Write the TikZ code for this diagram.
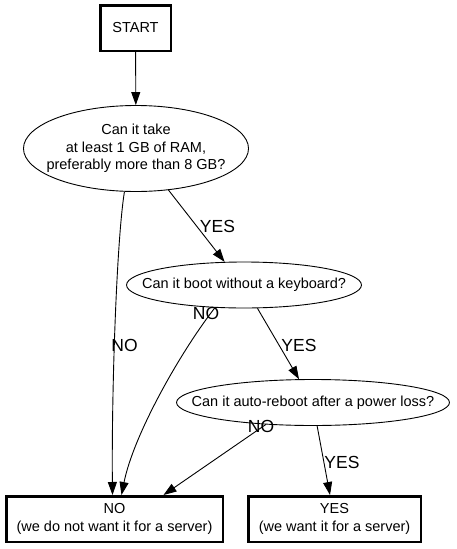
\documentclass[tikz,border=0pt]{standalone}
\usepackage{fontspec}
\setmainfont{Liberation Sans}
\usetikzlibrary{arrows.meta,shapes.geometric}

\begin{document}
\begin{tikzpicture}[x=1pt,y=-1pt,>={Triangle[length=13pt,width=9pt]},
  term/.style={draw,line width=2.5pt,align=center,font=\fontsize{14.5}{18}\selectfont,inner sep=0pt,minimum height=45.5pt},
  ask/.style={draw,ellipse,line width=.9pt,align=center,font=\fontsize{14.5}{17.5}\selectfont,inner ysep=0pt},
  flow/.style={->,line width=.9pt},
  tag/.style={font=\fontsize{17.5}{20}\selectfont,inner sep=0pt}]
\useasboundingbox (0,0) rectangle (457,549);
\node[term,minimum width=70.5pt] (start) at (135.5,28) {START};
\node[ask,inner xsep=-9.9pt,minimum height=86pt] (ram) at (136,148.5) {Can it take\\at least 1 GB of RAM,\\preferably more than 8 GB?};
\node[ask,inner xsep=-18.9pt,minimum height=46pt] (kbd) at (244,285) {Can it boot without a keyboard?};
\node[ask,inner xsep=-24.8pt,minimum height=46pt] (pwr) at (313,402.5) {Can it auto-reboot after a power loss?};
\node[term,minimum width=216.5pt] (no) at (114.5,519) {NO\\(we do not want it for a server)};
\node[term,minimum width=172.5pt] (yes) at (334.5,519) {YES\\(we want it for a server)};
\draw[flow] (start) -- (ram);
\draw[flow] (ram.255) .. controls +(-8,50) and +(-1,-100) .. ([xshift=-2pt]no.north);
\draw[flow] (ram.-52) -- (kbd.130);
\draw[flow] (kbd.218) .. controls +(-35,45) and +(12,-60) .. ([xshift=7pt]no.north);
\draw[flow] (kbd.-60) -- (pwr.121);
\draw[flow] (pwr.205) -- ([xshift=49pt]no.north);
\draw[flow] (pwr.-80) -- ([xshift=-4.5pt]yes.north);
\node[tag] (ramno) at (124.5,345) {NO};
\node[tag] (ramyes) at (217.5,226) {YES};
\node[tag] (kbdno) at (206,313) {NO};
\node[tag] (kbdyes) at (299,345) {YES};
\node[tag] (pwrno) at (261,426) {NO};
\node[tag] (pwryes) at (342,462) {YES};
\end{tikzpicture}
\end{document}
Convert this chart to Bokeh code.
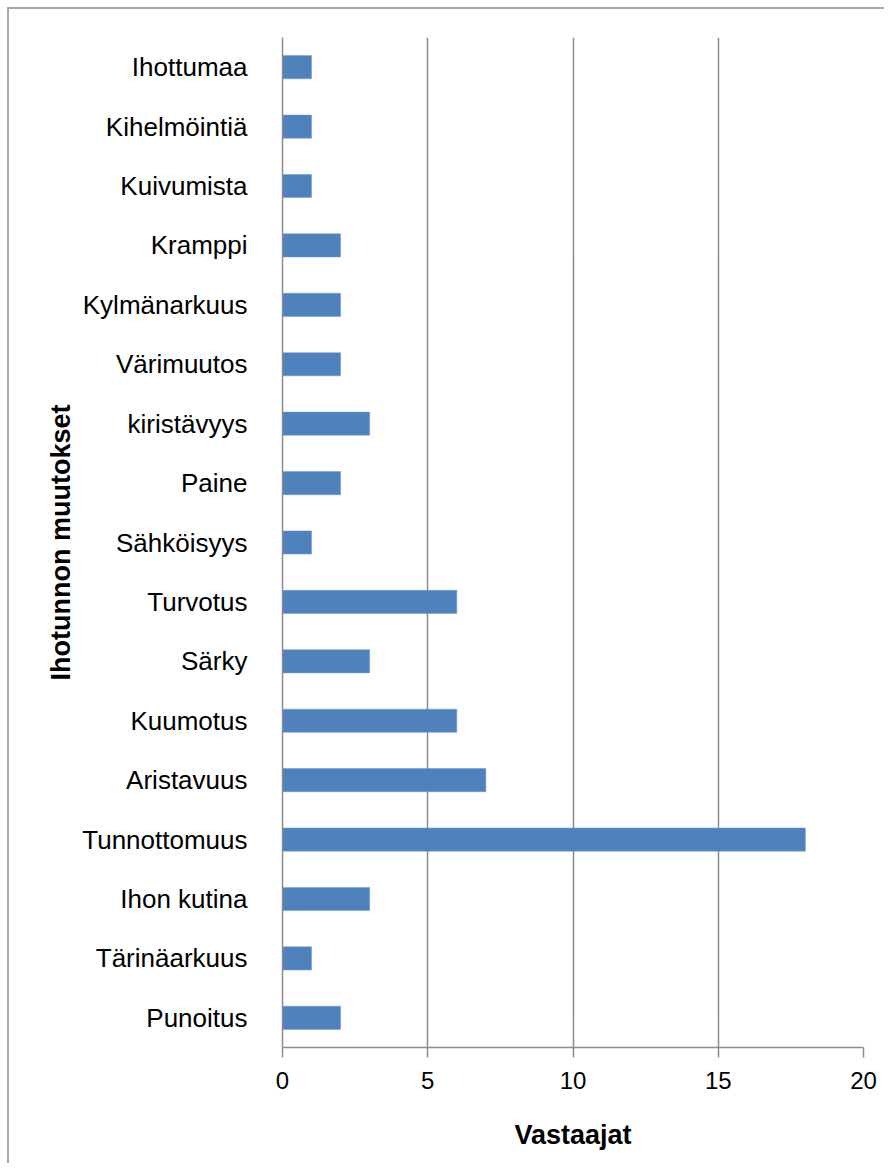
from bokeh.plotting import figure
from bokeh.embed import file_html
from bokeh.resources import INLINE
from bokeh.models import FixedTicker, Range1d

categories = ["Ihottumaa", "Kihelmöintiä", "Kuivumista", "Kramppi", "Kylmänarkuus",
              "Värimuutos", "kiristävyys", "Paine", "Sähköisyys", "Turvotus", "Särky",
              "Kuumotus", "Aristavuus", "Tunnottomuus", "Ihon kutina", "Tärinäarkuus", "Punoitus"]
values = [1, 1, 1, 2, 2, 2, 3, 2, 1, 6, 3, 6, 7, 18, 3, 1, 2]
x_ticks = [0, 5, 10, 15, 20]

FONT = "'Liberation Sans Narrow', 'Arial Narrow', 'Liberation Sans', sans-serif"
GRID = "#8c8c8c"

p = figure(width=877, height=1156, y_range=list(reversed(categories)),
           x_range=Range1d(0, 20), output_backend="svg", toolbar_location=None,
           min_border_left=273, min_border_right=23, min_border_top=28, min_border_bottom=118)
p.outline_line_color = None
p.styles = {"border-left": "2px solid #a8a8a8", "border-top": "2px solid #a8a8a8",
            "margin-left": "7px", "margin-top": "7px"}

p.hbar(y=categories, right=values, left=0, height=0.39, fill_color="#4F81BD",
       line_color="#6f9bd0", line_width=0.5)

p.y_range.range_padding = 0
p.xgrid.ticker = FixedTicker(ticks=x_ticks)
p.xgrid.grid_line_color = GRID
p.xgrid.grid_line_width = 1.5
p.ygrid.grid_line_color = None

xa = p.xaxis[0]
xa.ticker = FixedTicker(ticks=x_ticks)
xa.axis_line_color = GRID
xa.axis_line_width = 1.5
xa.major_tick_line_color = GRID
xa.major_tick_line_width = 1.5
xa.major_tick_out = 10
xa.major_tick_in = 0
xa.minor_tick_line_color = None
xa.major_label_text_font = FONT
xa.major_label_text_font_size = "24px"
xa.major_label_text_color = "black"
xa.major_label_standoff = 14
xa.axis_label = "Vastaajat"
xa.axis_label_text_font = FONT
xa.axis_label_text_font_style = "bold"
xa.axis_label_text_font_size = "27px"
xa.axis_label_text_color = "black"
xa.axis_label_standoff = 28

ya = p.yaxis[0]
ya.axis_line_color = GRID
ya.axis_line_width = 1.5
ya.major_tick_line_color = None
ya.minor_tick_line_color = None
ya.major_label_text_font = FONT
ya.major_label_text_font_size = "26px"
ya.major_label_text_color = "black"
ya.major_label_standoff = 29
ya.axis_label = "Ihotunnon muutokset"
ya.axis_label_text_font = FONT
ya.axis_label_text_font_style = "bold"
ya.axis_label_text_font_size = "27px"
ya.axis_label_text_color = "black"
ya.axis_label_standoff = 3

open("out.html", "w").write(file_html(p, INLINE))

== == ==

▶ _OBJECTIVE_: From the data above, copy out every line with the string "this" in it.

▶ _EXPECTED OUTPUT_:
Write the TikZ code for this diagram.
Convert this chart to Bokeh code.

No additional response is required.